What you have to do> Transcribe each line of the material as it is, and drop any picture.

Data block>
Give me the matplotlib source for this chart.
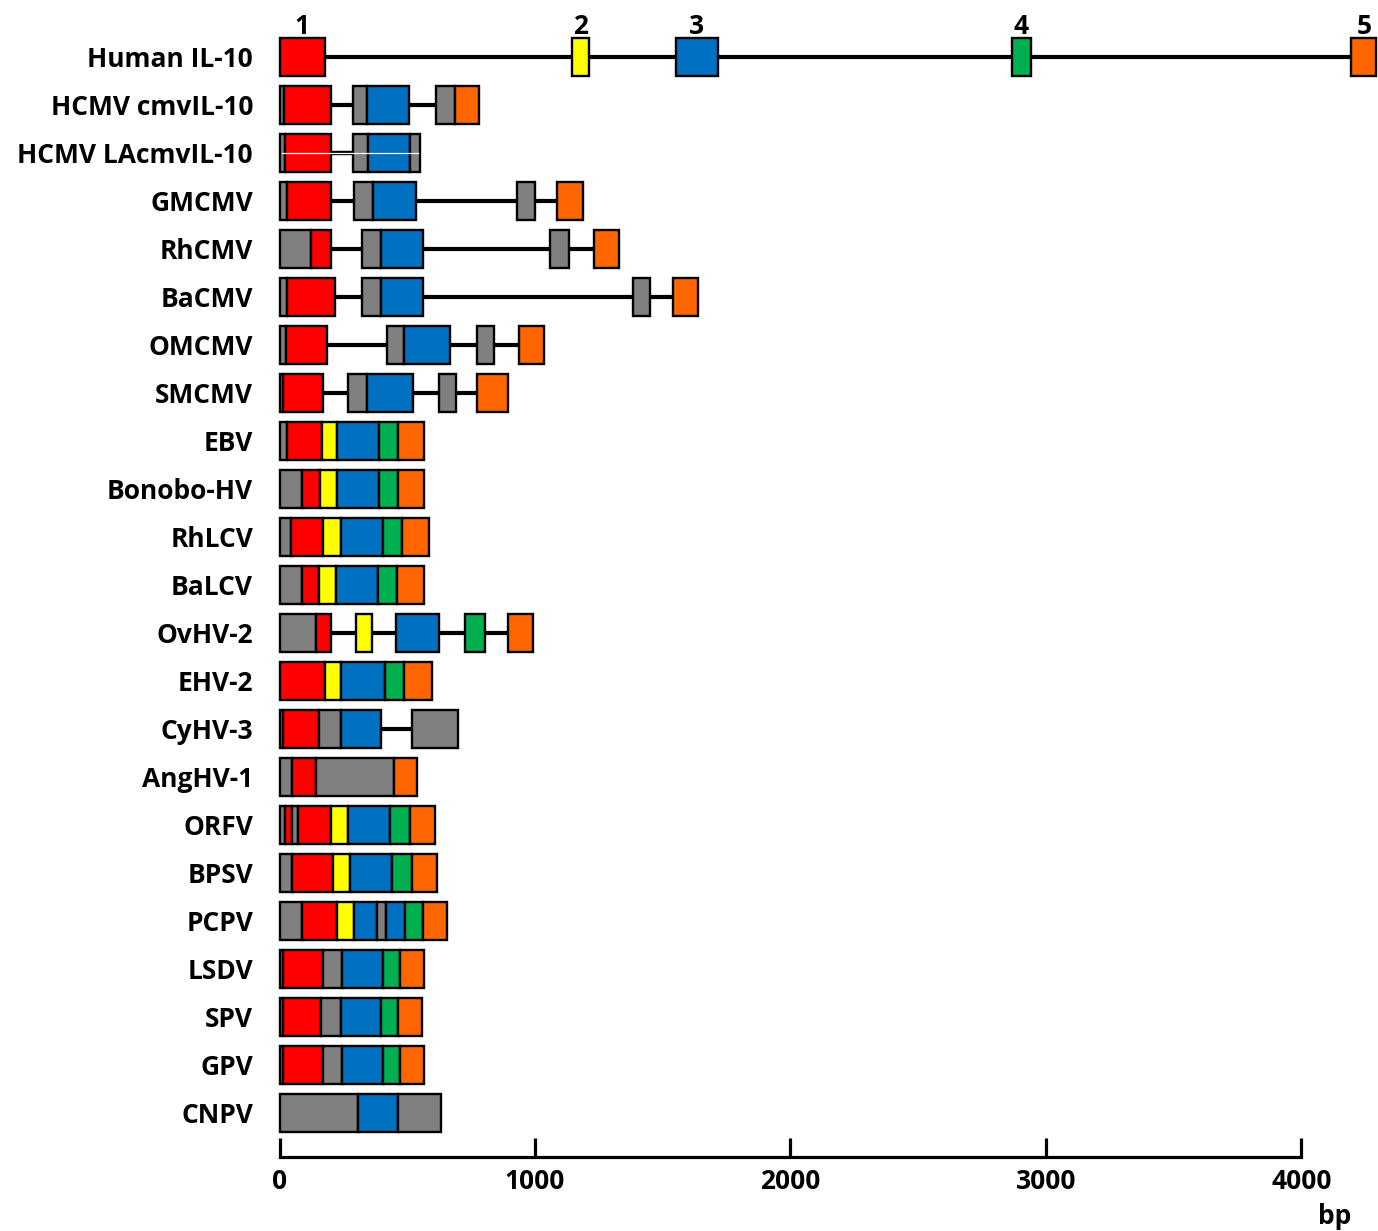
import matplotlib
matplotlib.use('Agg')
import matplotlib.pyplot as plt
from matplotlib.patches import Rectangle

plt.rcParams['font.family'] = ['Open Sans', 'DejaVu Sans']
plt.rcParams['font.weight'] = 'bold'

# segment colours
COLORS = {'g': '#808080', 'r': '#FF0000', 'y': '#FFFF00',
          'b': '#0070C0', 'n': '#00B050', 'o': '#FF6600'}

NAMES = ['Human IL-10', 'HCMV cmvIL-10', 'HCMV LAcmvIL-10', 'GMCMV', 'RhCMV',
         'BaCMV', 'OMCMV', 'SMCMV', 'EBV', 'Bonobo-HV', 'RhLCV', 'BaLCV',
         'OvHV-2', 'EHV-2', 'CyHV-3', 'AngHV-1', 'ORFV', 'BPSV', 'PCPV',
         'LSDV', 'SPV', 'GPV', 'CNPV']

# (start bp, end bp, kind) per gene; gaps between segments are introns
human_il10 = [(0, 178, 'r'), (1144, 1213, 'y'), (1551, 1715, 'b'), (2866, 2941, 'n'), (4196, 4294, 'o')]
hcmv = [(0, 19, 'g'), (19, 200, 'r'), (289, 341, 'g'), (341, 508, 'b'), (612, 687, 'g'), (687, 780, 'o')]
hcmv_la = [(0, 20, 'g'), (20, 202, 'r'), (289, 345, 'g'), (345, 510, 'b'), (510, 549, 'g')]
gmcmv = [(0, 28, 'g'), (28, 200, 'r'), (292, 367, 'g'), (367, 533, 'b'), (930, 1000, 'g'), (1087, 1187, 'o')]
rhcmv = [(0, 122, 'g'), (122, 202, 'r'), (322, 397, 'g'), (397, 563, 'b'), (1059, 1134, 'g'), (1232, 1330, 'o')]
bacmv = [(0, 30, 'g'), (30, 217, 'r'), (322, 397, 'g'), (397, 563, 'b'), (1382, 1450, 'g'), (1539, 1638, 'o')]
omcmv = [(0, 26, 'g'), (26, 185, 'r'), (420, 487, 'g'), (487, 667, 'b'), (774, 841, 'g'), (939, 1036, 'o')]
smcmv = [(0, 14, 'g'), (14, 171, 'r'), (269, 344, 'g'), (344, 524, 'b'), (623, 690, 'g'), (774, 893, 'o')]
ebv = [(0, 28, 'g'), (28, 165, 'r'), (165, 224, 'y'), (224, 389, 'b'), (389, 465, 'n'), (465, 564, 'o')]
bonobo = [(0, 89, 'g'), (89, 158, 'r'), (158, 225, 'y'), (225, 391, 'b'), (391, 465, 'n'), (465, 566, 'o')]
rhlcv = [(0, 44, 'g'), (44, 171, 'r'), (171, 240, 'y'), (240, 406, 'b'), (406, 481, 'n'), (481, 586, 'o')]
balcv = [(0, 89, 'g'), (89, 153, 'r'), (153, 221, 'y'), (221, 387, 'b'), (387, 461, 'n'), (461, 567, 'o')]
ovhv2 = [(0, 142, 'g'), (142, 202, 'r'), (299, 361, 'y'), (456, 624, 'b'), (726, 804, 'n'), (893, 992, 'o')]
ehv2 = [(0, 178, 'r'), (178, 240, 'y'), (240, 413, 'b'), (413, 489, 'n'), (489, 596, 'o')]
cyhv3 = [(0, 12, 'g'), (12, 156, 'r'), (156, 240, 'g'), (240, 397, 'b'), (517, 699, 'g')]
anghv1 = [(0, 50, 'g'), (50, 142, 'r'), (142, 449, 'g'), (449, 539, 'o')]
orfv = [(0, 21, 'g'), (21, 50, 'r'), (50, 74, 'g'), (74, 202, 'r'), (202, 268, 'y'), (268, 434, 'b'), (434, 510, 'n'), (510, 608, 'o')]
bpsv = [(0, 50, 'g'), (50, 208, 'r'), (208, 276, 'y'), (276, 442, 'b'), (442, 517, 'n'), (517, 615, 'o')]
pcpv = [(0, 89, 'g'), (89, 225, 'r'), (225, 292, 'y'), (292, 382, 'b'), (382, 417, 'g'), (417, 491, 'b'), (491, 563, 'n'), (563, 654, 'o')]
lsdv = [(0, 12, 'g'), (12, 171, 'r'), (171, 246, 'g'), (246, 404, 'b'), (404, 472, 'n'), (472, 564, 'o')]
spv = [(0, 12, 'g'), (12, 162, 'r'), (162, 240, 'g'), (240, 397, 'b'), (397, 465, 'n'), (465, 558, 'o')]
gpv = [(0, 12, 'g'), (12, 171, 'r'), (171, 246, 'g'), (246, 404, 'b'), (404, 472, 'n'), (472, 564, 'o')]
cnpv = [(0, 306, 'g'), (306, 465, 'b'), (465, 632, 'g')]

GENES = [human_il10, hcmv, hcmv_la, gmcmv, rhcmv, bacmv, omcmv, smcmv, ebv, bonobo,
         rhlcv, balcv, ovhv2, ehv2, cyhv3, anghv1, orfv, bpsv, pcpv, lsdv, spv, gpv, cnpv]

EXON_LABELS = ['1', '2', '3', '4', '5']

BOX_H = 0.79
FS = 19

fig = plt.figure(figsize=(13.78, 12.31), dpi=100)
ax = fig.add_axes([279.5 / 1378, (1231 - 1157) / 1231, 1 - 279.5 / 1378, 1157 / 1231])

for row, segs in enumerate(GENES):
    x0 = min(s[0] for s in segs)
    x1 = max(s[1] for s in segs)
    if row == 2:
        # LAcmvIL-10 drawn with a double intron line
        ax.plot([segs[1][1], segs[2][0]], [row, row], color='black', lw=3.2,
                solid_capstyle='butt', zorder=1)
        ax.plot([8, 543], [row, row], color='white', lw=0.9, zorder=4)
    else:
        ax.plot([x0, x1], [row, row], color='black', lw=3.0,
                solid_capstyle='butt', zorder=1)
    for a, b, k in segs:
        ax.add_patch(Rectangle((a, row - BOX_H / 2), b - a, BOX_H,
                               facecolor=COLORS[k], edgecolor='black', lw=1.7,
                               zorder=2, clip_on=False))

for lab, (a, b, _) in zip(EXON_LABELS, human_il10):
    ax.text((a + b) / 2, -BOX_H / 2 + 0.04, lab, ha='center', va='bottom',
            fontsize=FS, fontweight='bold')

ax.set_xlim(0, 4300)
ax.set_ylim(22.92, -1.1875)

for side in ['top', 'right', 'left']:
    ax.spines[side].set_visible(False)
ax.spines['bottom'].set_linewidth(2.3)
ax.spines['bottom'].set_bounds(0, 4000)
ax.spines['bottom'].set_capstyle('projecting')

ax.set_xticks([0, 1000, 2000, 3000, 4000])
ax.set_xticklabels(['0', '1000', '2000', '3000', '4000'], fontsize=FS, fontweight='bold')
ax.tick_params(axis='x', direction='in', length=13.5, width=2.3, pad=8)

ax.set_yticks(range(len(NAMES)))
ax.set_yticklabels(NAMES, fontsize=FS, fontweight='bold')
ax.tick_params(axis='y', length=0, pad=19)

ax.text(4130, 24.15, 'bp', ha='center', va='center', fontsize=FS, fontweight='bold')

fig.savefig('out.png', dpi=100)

Response>
Give me the matplotlib source for this chart.
import matplotlib
matplotlib.use('Agg')
import matplotlib.pyplot as plt
from matplotlib.patches import Rectangle

plt.rcParams['font.family'] = ['Open Sans', 'DejaVu Sans']
plt.rcParams['font.weight'] = 'bold'

# segment colours
COLORS = {'g': '#808080', 'r': '#FF0000', 'y': '#FFFF00',
          'b': '#0070C0', 'n': '#00B050', 'o': '#FF6600'}

NAMES = ['Human IL-10', 'HCMV cmvIL-10', 'HCMV LAcmvIL-10', 'GMCMV', 'RhCMV',
         'BaCMV', 'OMCMV', 'SMCMV', 'EBV', 'Bonobo-HV', 'RhLCV', 'BaLCV',
         'OvHV-2', 'EHV-2', 'CyHV-3', 'AngHV-1', 'ORFV', 'BPSV', 'PCPV',
         'LSDV', 'SPV', 'GPV', 'CNPV']

# (start bp, end bp, kind) per gene; gaps between segments are introns
human_il10 = [(0, 178, 'r'), (1144, 1213, 'y'), (1551, 1715, 'b'), (2866, 2941, 'n'), (4196, 4294, 'o')]
hcmv = [(0, 19, 'g'), (19, 200, 'r'), (289, 341, 'g'), (341, 508, 'b'), (612, 687, 'g'), (687, 780, 'o')]
hcmv_la = [(0, 20, 'g'), (20, 202, 'r'), (289, 345, 'g'), (345, 510, 'b'), (510, 549, 'g')]
gmcmv = [(0, 28, 'g'), (28, 200, 'r'), (292, 367, 'g'), (367, 533, 'b'), (930, 1000, 'g'), (1087, 1187, 'o')]
rhcmv = [(0, 122, 'g'), (122, 202, 'r'), (322, 397, 'g'), (397, 563, 'b'), (1059, 1134, 'g'), (1232, 1330, 'o')]
bacmv = [(0, 30, 'g'), (30, 217, 'r'), (322, 397, 'g'), (397, 563, 'b'), (1382, 1450, 'g'), (1539, 1638, 'o')]
omcmv = [(0, 26, 'g'), (26, 185, 'r'), (420, 487, 'g'), (487, 667, 'b'), (774, 841, 'g'), (939, 1036, 'o')]
smcmv = [(0, 14, 'g'), (14, 171, 'r'), (269, 344, 'g'), (344, 524, 'b'), (623, 690, 'g'), (774, 893, 'o')]
ebv = [(0, 28, 'g'), (28, 165, 'r'), (165, 224, 'y'), (224, 389, 'b'), (389, 465, 'n'), (465, 564, 'o')]
bonobo = [(0, 89, 'g'), (89, 158, 'r'), (158, 225, 'y'), (225, 391, 'b'), (391, 465, 'n'), (465, 566, 'o')]
rhlcv = [(0, 44, 'g'), (44, 171, 'r'), (171, 240, 'y'), (240, 406, 'b'), (406, 481, 'n'), (481, 586, 'o')]
balcv = [(0, 89, 'g'), (89, 153, 'r'), (153, 221, 'y'), (221, 387, 'b'), (387, 461, 'n'), (461, 567, 'o')]
ovhv2 = [(0, 142, 'g'), (142, 202, 'r'), (299, 361, 'y'), (456, 624, 'b'), (726, 804, 'n'), (893, 992, 'o')]
ehv2 = [(0, 178, 'r'), (178, 240, 'y'), (240, 413, 'b'), (413, 489, 'n'), (489, 596, 'o')]
cyhv3 = [(0, 12, 'g'), (12, 156, 'r'), (156, 240, 'g'), (240, 397, 'b'), (517, 699, 'g')]
anghv1 = [(0, 50, 'g'), (50, 142, 'r'), (142, 449, 'g'), (449, 539, 'o')]
orfv = [(0, 21, 'g'), (21, 50, 'r'), (50, 74, 'g'), (74, 202, 'r'), (202, 268, 'y'), (268, 434, 'b'), (434, 510, 'n'), (510, 608, 'o')]
bpsv = [(0, 50, 'g'), (50, 208, 'r'), (208, 276, 'y'), (276, 442, 'b'), (442, 517, 'n'), (517, 615, 'o')]
pcpv = [(0, 89, 'g'), (89, 225, 'r'), (225, 292, 'y'), (292, 382, 'b'), (382, 417, 'g'), (417, 491, 'b'), (491, 563, 'n'), (563, 654, 'o')]
lsdv = [(0, 12, 'g'), (12, 171, 'r'), (171, 246, 'g'), (246, 404, 'b'), (404, 472, 'n'), (472, 564, 'o')]
spv = [(0, 12, 'g'), (12, 162, 'r'), (162, 240, 'g'), (240, 397, 'b'), (397, 465, 'n'), (465, 558, 'o')]
gpv = [(0, 12, 'g'), (12, 171, 'r'), (171, 246, 'g'), (246, 404, 'b'), (404, 472, 'n'), (472, 564, 'o')]
cnpv = [(0, 306, 'g'), (306, 465, 'b'), (465, 632, 'g')]

GENES = [human_il10, hcmv, hcmv_la, gmcmv, rhcmv, bacmv, omcmv, smcmv, ebv, bonobo,
         rhlcv, balcv, ovhv2, ehv2, cyhv3, anghv1, orfv, bpsv, pcpv, lsdv, spv, gpv, cnpv]

EXON_LABELS = ['1', '2', '3', '4', '5']

BOX_H = 0.79
FS = 19

fig = plt.figure(figsize=(13.78, 12.31), dpi=100)
ax = fig.add_axes([279.5 / 1378, (1231 - 1157) / 1231, 1 - 279.5 / 1378, 1157 / 1231])

for row, segs in enumerate(GENES):
    x0 = min(s[0] for s in segs)
    x1 = max(s[1] for s in segs)
    if row == 2:
        # LAcmvIL-10 drawn with a double intron line
        ax.plot([segs[1][1], segs[2][0]], [row, row], color='black', lw=3.2,
                solid_capstyle='butt', zorder=1)
        ax.plot([8, 543], [row, row], color='white', lw=0.9, zorder=4)
    else:
        ax.plot([x0, x1], [row, row], color='black', lw=3.0,
                solid_capstyle='butt', zorder=1)
    for a, b, k in segs:
        ax.add_patch(Rectangle((a, row - BOX_H / 2), b - a, BOX_H,
                               facecolor=COLORS[k], edgecolor='black', lw=1.7,
                               zorder=2, clip_on=False))

for lab, (a, b, _) in zip(EXON_LABELS, human_il10):
    ax.text((a + b) / 2, -BOX_H / 2 + 0.04, lab, ha='center', va='bottom',
            fontsize=FS, fontweight='bold')

ax.set_xlim(0, 4300)
ax.set_ylim(22.92, -1.1875)

for side in ['top', 'right', 'left']:
    ax.spines[side].set_visible(False)
ax.spines['bottom'].set_linewidth(2.3)
ax.spines['bottom'].set_bounds(0, 4000)
ax.spines['bottom'].set_capstyle('projecting')

ax.set_xticks([0, 1000, 2000, 3000, 4000])
ax.set_xticklabels(['0', '1000', '2000', '3000', '4000'], fontsize=FS, fontweight='bold')
ax.tick_params(axis='x', direction='in', length=13.5, width=2.3, pad=8)

ax.set_yticks(range(len(NAMES)))
ax.set_yticklabels(NAMES, fontsize=FS, fontweight='bold')
ax.tick_params(axis='y', length=0, pad=19)

ax.text(4130, 24.15, 'bp', ha='center', va='center', fontsize=FS, fontweight='bold')

fig.savefig('out.png', dpi=100)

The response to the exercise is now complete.